Saturday, 14 October 2017
Review: Heisenberg: The Uncertainty Principle
Freelance writer, editor and journalist Elizabeth Ingrams, now joins the TLT team and is taken with a fragile new love story where opposites attract.
Heisenberg: The Uncertainty Principle
by Simon Stephens
Physical Attraction
https://www.delfontmackintosh.co.uk/tickets/heisenberg/
Two strangers, an American woman and an Englishman, meet accidentally on a London train station platform and embark on an unlikely and unexpected unrelationship.
There are waves of false starts, lies, confusions and sheer luck for Alex, a tango-teaching South London butcher in his 70s and Georgie, a much younger middle-aged primary school teacher.
Georgie's opening parry so confounds Alex's expectations, after his half a century of celibacy, he agrees to date her. By the second half of this two-hander, 90 minute play, it is Georgie who has her expectations confounded by Alex.
And so begins a slight but attractive love story, a Brief Encounter for the 21st century filled with expectation on every level,
The drama directed by Marianne Elliott unravels on the no-man’s land white space of designer Bunny Christie’s minimalist set, saturated with the ingenious, pulsing coloured lighting of Paule Constable.
How does Heisenberg come into it? Any expectation this play is about physics and a Nobel Prize winner, deviser of the eponymous theory of uncertainty, should certainly be parked outside the theatre.
And don't sigh and think this has as much to do with the play’s title as the title of the film Beethoven has to do with the German composer (in case you don't know the movie's about a St Bernard dog).
Or that that this might closely mirror one of those discussions on Brexit, in the words of The Clash song, "Should I stay or should I go"? There is something subtle that’s worth waiting for here.
Uncertainties do abound: Georgie’s self-invented identity; the whereabouts of her missing son and her former partner; Alex’s uncertainty over the sale of his failing butcher’s business, and, more crucially, what to make of Georgie.
Thus it is that Heisenberg’s Principle, which can be crudely paraphrased as, ‘the more we look into something, the less we can predict how it will turn out, or when,’ is woven into the play's fabric.
Stephens has always been a master of dialogue, allowing him to build his plays on the slightest of premises. Here, though, he allows meaning to emerge from between, rather than in, the lines.
The unexpected happens in plenty of inventive, witty and touching ways - Alex's post-coital classical music treat, Georgie's propensity, perfectly timed by Anne-Marie Duff, for screeching unexpectedly which brings the house down.
Is Georgie truly smitten or a calculating, mercenary opportunist preying on an old man?
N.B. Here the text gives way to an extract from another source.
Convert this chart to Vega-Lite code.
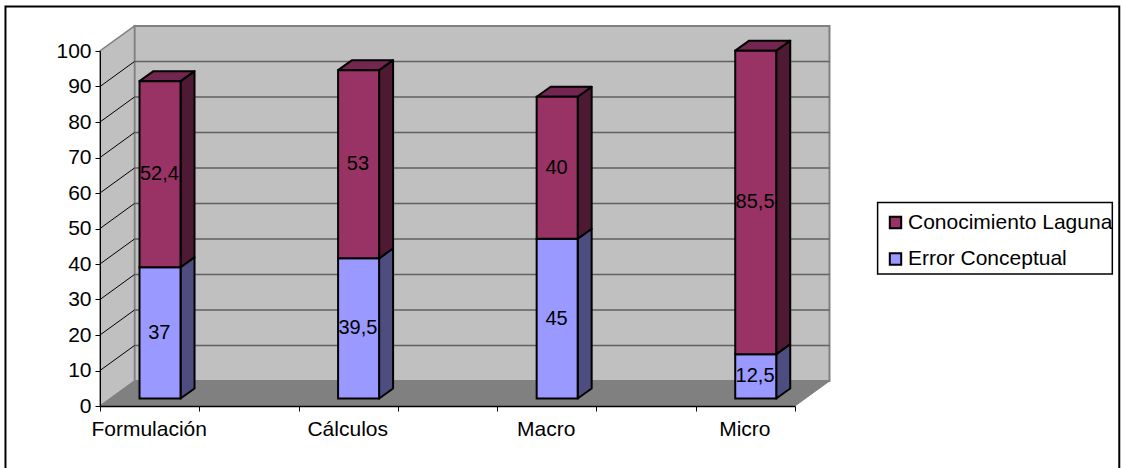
{
  "$schema": "https://vega.github.io/schema/vega-lite/v6.json",
  "width": 695,
  "height": 355,
  "autosize": {"type": "none"},
  "padding": {"left": 100, "top": 51, "right": 326, "bottom": 62},
  "background": "white",
  "config": {
    "view": {"stroke": null},
    "font": "Liberation Sans",
    "legend": {"labelFont": "Liberation Sans"},
    "axis": {"labelFont": "Liberation Sans"}
  },
  "datasets": {
    "valores": [
      {"categoria": "Formulación", "serie": "Error Conceptual", "valor": 37},
      {"categoria": "Formulación", "serie": "Conocimiento Laguna", "valor": 52.4},
      {"categoria": "Cálculos", "serie": "Error Conceptual", "valor": 39.5},
      {"categoria": "Cálculos", "serie": "Conocimiento Laguna", "valor": 53},
      {"categoria": "Macro", "serie": "Error Conceptual", "valor": 45},
      {"categoria": "Macro", "serie": "Conocimiento Laguna", "valor": 40},
      {"categoria": "Micro", "serie": "Error Conceptual", "valor": 12.5},
      {"categoria": "Micro", "serie": "Conocimiento Laguna", "valor": 85.5}
    ],
    "niveles": [
      {"nivel": 10}, {"nivel": 20}, {"nivel": 30}, {"nivel": 40}, {"nivel": 50},
      {"nivel": 60}, {"nivel": 70}, {"nivel": 80}, {"nivel": 90}
    ]
  },
  "encoding": {
    "x": {
      "field": "x",
      "type": "quantitative",
      "title": null,
      "scale": {"domain": [0, 3.5], "nice": false, "zero": false},
      "axis": {
        "values": [0, 0.245, 0.5, 1, 1.245, 1.5, 2, 2.245, 2.5, 3, 3.245, 3.5],
        "labelExpr": "abs(datum.value-floor(datum.value)-0.245)<0.01 ? ['Formulación','Cálculos','Macro','Micro'][floor(datum.value)] : ''",
        "tickOpacity": {"condition": {"test": "abs(datum.value-floor(datum.value)-0.245)<0.01", "value": 0}, "value": 1},
        "grid": false,
        "labelOverlap": false,
        "labelFlush": false,
        "labelFontSize": 21,
        "labelColor": "#000000",
        "labelPadding": 7,
        "tickSize": 5,
        "tickColor": "#000000",
        "domainColor": "#000000",
        "domainWidth": 1.5,
        "tickWidth": 1,
        "zindex": 1
      }
    },
    "y": {
      "field": "y",
      "type": "quantitative",
      "title": null,
      "stack": null,
      "scale": {"domain": [0, 100], "nice": false, "zero": false},
      "axis": {
        "values": [0, 10, 20, 30, 40, 50, 60, 70, 80, 90, 100],
        "grid": false,
        "labelFontSize": 21,
        "labelColor": "#000000",
        "labelPadding": 4,
        "tickSize": 5,
        "tickColor": "#000000",
        "domainColor": "#000000",
        "domainWidth": 1,
        "tickWidth": 1,
        "zindex": 1
      }
    }
  },
  "layer": [
    {
      "description": "Marco exterior del gráfico, abierto por abajo",
      "data": {"values": [{"pieza": "marco"}]},
      "transform": [
        {"calculate": "-0.476", "as": "x"},
        {"calculate": "5.133", "as": "xFin"},
        {"calculate": "-21", "as": "y"},
        {"calculate": "112.55", "as": "yFin"}
      ],
      "mark": {"type": "rect", "fill": null, "stroke": "#000000", "strokeWidth": 2},
      "encoding": {
        "x2": {"field": "xFin"},
        "y2": {"field": "yFin"}
      }
    },
    {
      "description": "Pared del fondo",
      "data": {"values": [{"pieza": "fondo"}]},
      "transform": [
        {"calculate": "0.1737", "as": "x"},
        {"calculate": "3.5+0.1737", "as": "xFin"},
        {"calculate": "7.04", "as": "y"},
        {"calculate": "107.04", "as": "yFin"}
      ],
      "mark": {"type": "rect", "fill": "#c0c0c0", "stroke": "#808080", "strokeWidth": 2},
      "encoding": {
        "x2": {"field": "xFin"},
        "y2": {"field": "yFin"}
      }
    },
    {
      "description": "Pared lateral izquierda",
      "data": {"values": [{"p": 0}, {"p": 1}]},
      "transform": [
        {"calculate": "datum.p*0.1737", "as": "x"},
        {"calculate": "datum.p*7.04", "as": "y"},
        {"calculate": "100+datum.p*7.04", "as": "yFin"}
      ],
      "mark": {"type": "area", "orient": "vertical", "fill": "#c0c0c0", "stroke": "#808080", "strokeWidth": 1.5},
      "encoding": {"y2": {"field": "yFin"}}
    },
    {
      "description": "Suelo",
      "data": {"values": [{"p": 0}, {"p": 1}, {"p": 2}, {"p": 3}]},
      "transform": [
        {"calculate": "[0,0.1737,3.5,3.6737][datum.p]", "as": "x"},
        {"calculate": "[0,0,0,7.04][datum.p]", "as": "y"},
        {"calculate": "[0,7.04,7.04,7.04][datum.p]", "as": "yFin"}
      ],
      "mark": {"type": "area", "orient": "vertical", "fill": "#808080", "stroke": "#808080", "strokeWidth": 1},
      "encoding": {"y2": {"field": "yFin"}}
    },
    {
      "description": "Rejilla horizontal en la pared del fondo",
      "data": {"name": "niveles"},
      "transform": [
        {"calculate": "0.1737", "as": "x"},
        {"calculate": "3.6737", "as": "xFin"},
        {"calculate": "datum.nivel+7.04", "as": "y"},
        {"calculate": "datum.nivel+7.04", "as": "yFin"}
      ],
      "mark": {"type": "rule", "stroke": "#606060", "strokeWidth": 1.5},
      "encoding": {
        "x2": {"field": "xFin"},
        "y2": {"field": "yFin"}
      }
    },
    {
      "description": "Rejilla diagonal en la pared lateral",
      "data": {"name": "niveles"},
      "transform": [
        {"calculate": "0", "as": "x"},
        {"calculate": "0.1737", "as": "xFin"},
        {"calculate": "datum.nivel", "as": "y"},
        {"calculate": "datum.nivel+7.04", "as": "yFin"}
      ],
      "mark": {"type": "rule", "stroke": "#000000", "strokeWidth": 1},
      "encoding": {
        "x2": {"field": "xFin"},
        "y2": {"field": "yFin"}
      }
    },
    {
      "description": "Columnas apiladas en perspectiva",
      "data": {"name": "valores"},
      "transform": [
        {"calculate": "datum.serie==='Error Conceptual' ? 0 : 1", "as": "ordenSerie"},
        {"stack": "valor", "groupby": ["categoria"], "sort": [{"field": "ordenSerie", "order": "ascending"}], "as": ["desde", "hasta"]},
        {"calculate": "indexof(['Formulación','Cálculos','Macro','Micro'],datum.categoria)+0.199", "as": "x0"},
        {"calculate": "datum.desde+2.1", "as": "base"},
        {"calculate": "datum.hasta+2.1", "as": "tope"},
        {"calculate": "datum.categoria+datum.serie", "as": "clave"}
      ],
      "layer": [
        {
          "description": "Caras laterales",
          "transform": [
            {"calculate": "[0,1]", "as": "p"},
            {"flatten": ["p"]},
            {"calculate": "datum.x0+0.2065+datum.p*0.0705", "as": "x"},
            {"calculate": "datum.base+datum.p*2.82", "as": "y"},
            {"calculate": "datum.tope+datum.p*2.82", "as": "yFin"}
          ],
          "mark": {"type": "area", "orient": "vertical", "stroke": "#000000", "strokeWidth": 2, "strokeJoin": "round"},
          "encoding": {
            "y2": {"field": "yFin"},
            "detail": {"field": "clave"},
            "fill": {
              "condition": {"test": "datum.serie==='Error Conceptual'", "value": "#4d4d80"},
              "value": "#4d1933"
            }
          }
        },
        {
          "description": "Cara superior",
          "transform": [
            {"filter": "datum.serie==='Conocimiento Laguna'"},
            {"calculate": "[0,1,2,3]", "as": "p"},
            {"flatten": ["p"]},
            {"calculate": "datum.x0+[0,0.0705,0.2065,0.277][datum.p]", "as": "x"},
            {"calculate": "datum.tope+[0,0,0,2.82][datum.p]", "as": "y"},
            {"calculate": "datum.tope+[0,2.82,2.82,2.82][datum.p]", "as": "yFin"}
          ],
          "mark": {"type": "area", "orient": "vertical", "fill": "#732650", "stroke": "#000000", "strokeWidth": 2, "strokeJoin": "round"},
          "encoding": {
            "y2": {"field": "yFin"},
            "detail": {"field": "clave"}
          }
        },
        {
          "description": "Cara frontal con la leyenda de series",
          "transform": [
            {"calculate": "datum.x0", "as": "x"},
            {"calculate": "datum.x0+0.2065", "as": "xFin"},
            {"calculate": "datum.base", "as": "y"},
            {"calculate": "datum.tope", "as": "yFin"}
          ],
          "mark": {"type": "rect", "stroke": "#000000", "strokeWidth": 2},
          "encoding": {
            "x2": {"field": "xFin"},
            "y2": {"field": "yFin"},
            "color": {
              "field": "serie",
              "type": "nominal",
              "scale": {"domain": ["Conocimiento Laguna", "Error Conceptual"], "range": ["#993366", "#9999ff"]},
              "legend": {
                "title": null,
                "orient": "none",
                "legendX": 785,
                "legendY": 161,
                "padding": 0,
                "symbolType": "square",
                "symbolSize": 130,
                "symbolStrokeColor": "#000000",
                "symbolStrokeWidth": 2,
                "labelFontSize": 21,
                "labelColor": "#000000",
                "labelOffset": 2,
                "labelLimit": 300,
                "rowPadding": 14.5
              }
            }
          }
        },
        {
          "description": "Valores de cada segmento",
          "transform": [
            {"calculate": "datum.x0+0.1", "as": "xTexto"},
            {"calculate": "(datum.base+datum.tope)/2", "as": "yTexto"},
            {"calculate": "replace(toString(datum.valor),'.',',')", "as": "etiqueta"}
          ],
          "mark": {"type": "text", "fontSize": 20, "color": "#000000", "baseline": "middle", "align": "center"},
          "encoding": {
            "x": {"field": "xTexto", "type": "quantitative"},
            "y": {"field": "yTexto", "type": "quantitative"},
            "text": {"field": "etiqueta", "type": "nominal"}
          }
        }
      ]
    },
    {
      "description": "Recuadro de la leyenda",
      "data": {"values": [{"pieza": "recuadro"}]},
      "transform": [
        {"calculate": "3.916", "as": "x"},
        {"calculate": "5.098", "as": "xFin"},
        {"calculate": "37.2", "as": "y"},
        {"calculate": "57.3", "as": "yFin"}
      ],
      "mark": {"type": "rect", "fill": null, "stroke": "#000000", "strokeWidth": 1.5},
      "encoding": {
        "x2": {"field": "xFin"},
        "y2": {"field": "yFin"}
      }
    }
  ]
}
Is Alex a dotard or a wily fox picking up a younger woman for his own future benefit?
The play delicately leaves questions hanging in the air. The feature film-length, one-act play's slender structure immeasurably benefits from the cast, Anne-Marie Duff’s performance as Georgie - a brash, sometimes raucous New Jerseyite - and Kenneth Cranham’s shy-but-cuddly butcher.
Cranham’s strangled-cat vowels only finally emerge into full voice in the second half of the play when Duff's Georgie shows us her tango and the final dance of these two lonely hearts binds several negatives into a positive and a TLT amber/green light.